- _What to work on_
Repeat all the material exactly; pictures stay out of your copy.

- _Provided material_
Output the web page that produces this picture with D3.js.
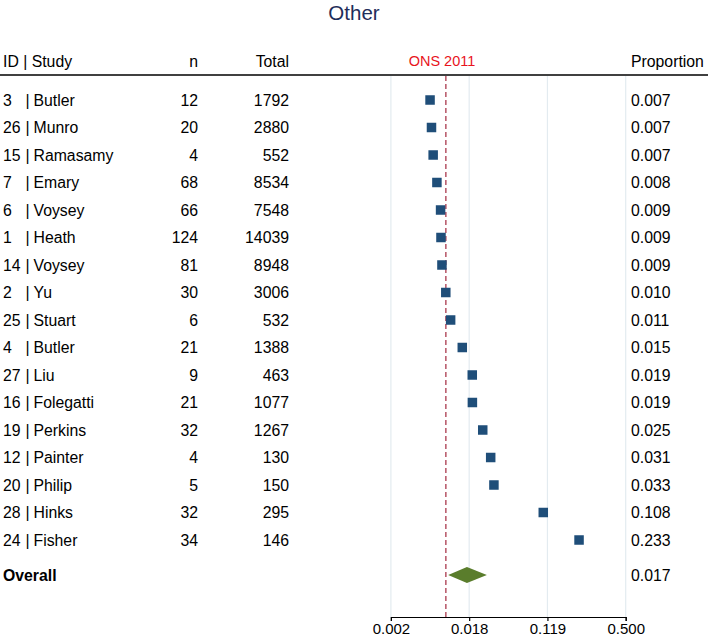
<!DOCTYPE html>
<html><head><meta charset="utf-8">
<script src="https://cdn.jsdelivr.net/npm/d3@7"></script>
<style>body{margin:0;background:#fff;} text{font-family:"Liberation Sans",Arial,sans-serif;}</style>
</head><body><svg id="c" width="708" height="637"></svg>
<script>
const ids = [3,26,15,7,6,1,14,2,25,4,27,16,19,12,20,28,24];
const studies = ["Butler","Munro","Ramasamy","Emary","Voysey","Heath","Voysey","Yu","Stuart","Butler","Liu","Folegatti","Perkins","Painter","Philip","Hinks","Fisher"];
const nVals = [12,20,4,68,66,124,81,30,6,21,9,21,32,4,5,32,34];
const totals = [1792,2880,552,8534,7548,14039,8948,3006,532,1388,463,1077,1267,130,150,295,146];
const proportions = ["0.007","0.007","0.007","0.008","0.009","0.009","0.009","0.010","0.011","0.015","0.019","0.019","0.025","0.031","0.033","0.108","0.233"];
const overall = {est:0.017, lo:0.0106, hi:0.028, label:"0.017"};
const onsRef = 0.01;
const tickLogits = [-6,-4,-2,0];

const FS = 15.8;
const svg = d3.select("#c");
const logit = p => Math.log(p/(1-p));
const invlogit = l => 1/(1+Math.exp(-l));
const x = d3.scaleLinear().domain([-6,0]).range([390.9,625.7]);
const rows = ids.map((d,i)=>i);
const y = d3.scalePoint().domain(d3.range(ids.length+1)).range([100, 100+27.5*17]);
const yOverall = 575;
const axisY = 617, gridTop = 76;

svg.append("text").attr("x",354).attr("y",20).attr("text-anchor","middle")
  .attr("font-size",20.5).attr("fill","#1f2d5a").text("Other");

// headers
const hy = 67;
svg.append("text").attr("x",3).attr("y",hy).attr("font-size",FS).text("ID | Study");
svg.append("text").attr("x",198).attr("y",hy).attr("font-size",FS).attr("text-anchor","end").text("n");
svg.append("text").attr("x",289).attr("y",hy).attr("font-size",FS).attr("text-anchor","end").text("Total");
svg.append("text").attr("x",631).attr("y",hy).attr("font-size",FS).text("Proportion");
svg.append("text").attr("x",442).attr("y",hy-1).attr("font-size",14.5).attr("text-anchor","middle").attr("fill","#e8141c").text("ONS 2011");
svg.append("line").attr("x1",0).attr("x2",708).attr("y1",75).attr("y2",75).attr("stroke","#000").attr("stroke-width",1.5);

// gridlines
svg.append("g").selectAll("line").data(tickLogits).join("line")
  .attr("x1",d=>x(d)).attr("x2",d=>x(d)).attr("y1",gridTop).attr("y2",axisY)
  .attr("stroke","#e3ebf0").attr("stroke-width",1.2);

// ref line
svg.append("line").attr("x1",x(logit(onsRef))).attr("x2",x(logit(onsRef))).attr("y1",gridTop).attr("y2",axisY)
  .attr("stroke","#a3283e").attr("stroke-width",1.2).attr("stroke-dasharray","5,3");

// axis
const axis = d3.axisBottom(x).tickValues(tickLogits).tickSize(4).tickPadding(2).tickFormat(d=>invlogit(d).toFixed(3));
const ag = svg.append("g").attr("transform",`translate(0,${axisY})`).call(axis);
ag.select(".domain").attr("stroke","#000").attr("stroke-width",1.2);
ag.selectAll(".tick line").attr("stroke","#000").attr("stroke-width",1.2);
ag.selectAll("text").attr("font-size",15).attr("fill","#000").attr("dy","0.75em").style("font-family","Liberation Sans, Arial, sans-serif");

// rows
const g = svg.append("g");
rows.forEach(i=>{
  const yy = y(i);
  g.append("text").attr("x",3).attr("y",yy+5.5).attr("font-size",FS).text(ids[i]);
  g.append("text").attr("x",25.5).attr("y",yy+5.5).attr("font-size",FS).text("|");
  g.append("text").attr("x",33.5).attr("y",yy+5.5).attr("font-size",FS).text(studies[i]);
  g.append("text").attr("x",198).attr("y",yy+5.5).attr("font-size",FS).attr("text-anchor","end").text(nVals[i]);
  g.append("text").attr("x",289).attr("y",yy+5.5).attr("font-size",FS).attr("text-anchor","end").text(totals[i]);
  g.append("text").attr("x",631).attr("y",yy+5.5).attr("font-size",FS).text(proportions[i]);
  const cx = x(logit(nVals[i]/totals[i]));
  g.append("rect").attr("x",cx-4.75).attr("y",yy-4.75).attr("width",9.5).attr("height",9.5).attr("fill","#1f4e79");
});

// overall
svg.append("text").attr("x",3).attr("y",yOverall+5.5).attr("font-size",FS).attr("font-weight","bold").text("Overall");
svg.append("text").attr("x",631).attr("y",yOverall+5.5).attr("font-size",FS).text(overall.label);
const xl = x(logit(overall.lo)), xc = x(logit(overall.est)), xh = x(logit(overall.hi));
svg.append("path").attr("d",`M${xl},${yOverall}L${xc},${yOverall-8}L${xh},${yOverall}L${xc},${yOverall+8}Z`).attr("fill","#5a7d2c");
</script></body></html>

- _Right answer_
Output the web page that produces this picture with D3.js.
<!DOCTYPE html>
<html><head><meta charset="utf-8">
<script src="https://cdn.jsdelivr.net/npm/d3@7"></script>
<style>body{margin:0;background:#fff;} text{font-family:"Liberation Sans",Arial,sans-serif;}</style>
</head><body><svg id="c" width="708" height="637"></svg>
<script>
const ids = [3,26,15,7,6,1,14,2,25,4,27,16,19,12,20,28,24];
const studies = ["Butler","Munro","Ramasamy","Emary","Voysey","Heath","Voysey","Yu","Stuart","Butler","Liu","Folegatti","Perkins","Painter","Philip","Hinks","Fisher"];
const nVals = [12,20,4,68,66,124,81,30,6,21,9,21,32,4,5,32,34];
const totals = [1792,2880,552,8534,7548,14039,8948,3006,532,1388,463,1077,1267,130,150,295,146];
const proportions = ["0.007","0.007","0.007","0.008","0.009","0.009","0.009","0.010","0.011","0.015","0.019","0.019","0.025","0.031","0.033","0.108","0.233"];
const overall = {est:0.017, lo:0.0106, hi:0.028, label:"0.017"};
const onsRef = 0.01;
const tickLogits = [-6,-4,-2,0];

const FS = 15.8;
const svg = d3.select("#c");
const logit = p => Math.log(p/(1-p));
const invlogit = l => 1/(1+Math.exp(-l));
const x = d3.scaleLinear().domain([-6,0]).range([390.9,625.7]);
const rows = ids.map((d,i)=>i);
const y = d3.scalePoint().domain(d3.range(ids.length+1)).range([100, 100+27.5*17]);
const yOverall = 575;
const axisY = 617, gridTop = 76;

svg.append("text").attr("x",354).attr("y",20).attr("text-anchor","middle")
  .attr("font-size",20.5).attr("fill","#1f2d5a").text("Other");

// headers
const hy = 67;
svg.append("text").attr("x",3).attr("y",hy).attr("font-size",FS).text("ID | Study");
svg.append("text").attr("x",198).attr("y",hy).attr("font-size",FS).attr("text-anchor","end").text("n");
svg.append("text").attr("x",289).attr("y",hy).attr("font-size",FS).attr("text-anchor","end").text("Total");
svg.append("text").attr("x",631).attr("y",hy).attr("font-size",FS).text("Proportion");
svg.append("text").attr("x",442).attr("y",hy-1).attr("font-size",14.5).attr("text-anchor","middle").attr("fill","#e8141c").text("ONS 2011");
svg.append("line").attr("x1",0).attr("x2",708).attr("y1",75).attr("y2",75).attr("stroke","#000").attr("stroke-width",1.5);

// gridlines
svg.append("g").selectAll("line").data(tickLogits).join("line")
  .attr("x1",d=>x(d)).attr("x2",d=>x(d)).attr("y1",gridTop).attr("y2",axisY)
  .attr("stroke","#e3ebf0").attr("stroke-width",1.2);

// ref line
svg.append("line").attr("x1",x(logit(onsRef))).attr("x2",x(logit(onsRef))).attr("y1",gridTop).attr("y2",axisY)
  .attr("stroke","#a3283e").attr("stroke-width",1.2).attr("stroke-dasharray","5,3");

// axis
const axis = d3.axisBottom(x).tickValues(tickLogits).tickSize(4).tickPadding(2).tickFormat(d=>invlogit(d).toFixed(3));
const ag = svg.append("g").attr("transform",`translate(0,${axisY})`).call(axis);
ag.select(".domain").attr("stroke","#000").attr("stroke-width",1.2);
ag.selectAll(".tick line").attr("stroke","#000").attr("stroke-width",1.2);
ag.selectAll("text").attr("font-size",15).attr("fill","#000").attr("dy","0.75em").style("font-family","Liberation Sans, Arial, sans-serif");

// rows
const g = svg.append("g");
rows.forEach(i=>{
  const yy = y(i);
  g.append("text").attr("x",3).attr("y",yy+5.5).attr("font-size",FS).text(ids[i]);
  g.append("text").attr("x",25.5).attr("y",yy+5.5).attr("font-size",FS).text("|");
  g.append("text").attr("x",33.5).attr("y",yy+5.5).attr("font-size",FS).text(studies[i]);
  g.append("text").attr("x",198).attr("y",yy+5.5).attr("font-size",FS).attr("text-anchor","end").text(nVals[i]);
  g.append("text").attr("x",289).attr("y",yy+5.5).attr("font-size",FS).attr("text-anchor","end").text(totals[i]);
  g.append("text").attr("x",631).attr("y",yy+5.5).attr("font-size",FS).text(proportions[i]);
  const cx = x(logit(nVals[i]/totals[i]));
  g.append("rect").attr("x",cx-4.75).attr("y",yy-4.75).attr("width",9.5).attr("height",9.5).attr("fill","#1f4e79");
});

// overall
svg.append("text").attr("x",3).attr("y",yOverall+5.5).attr("font-size",FS).attr("font-weight","bold").text("Overall");
svg.append("text").attr("x",631).attr("y",yOverall+5.5).attr("font-size",FS).text(overall.label);
const xl = x(logit(overall.lo)), xc = x(logit(overall.est)), xh = x(logit(overall.hi));
svg.append("path").attr("d",`M${xl},${yOverall}L${xc},${yOverall-8}L${xh},${yOverall}L${xc},${yOverall+8}Z`).attr("fill","#5a7d2c");
</script></body></html>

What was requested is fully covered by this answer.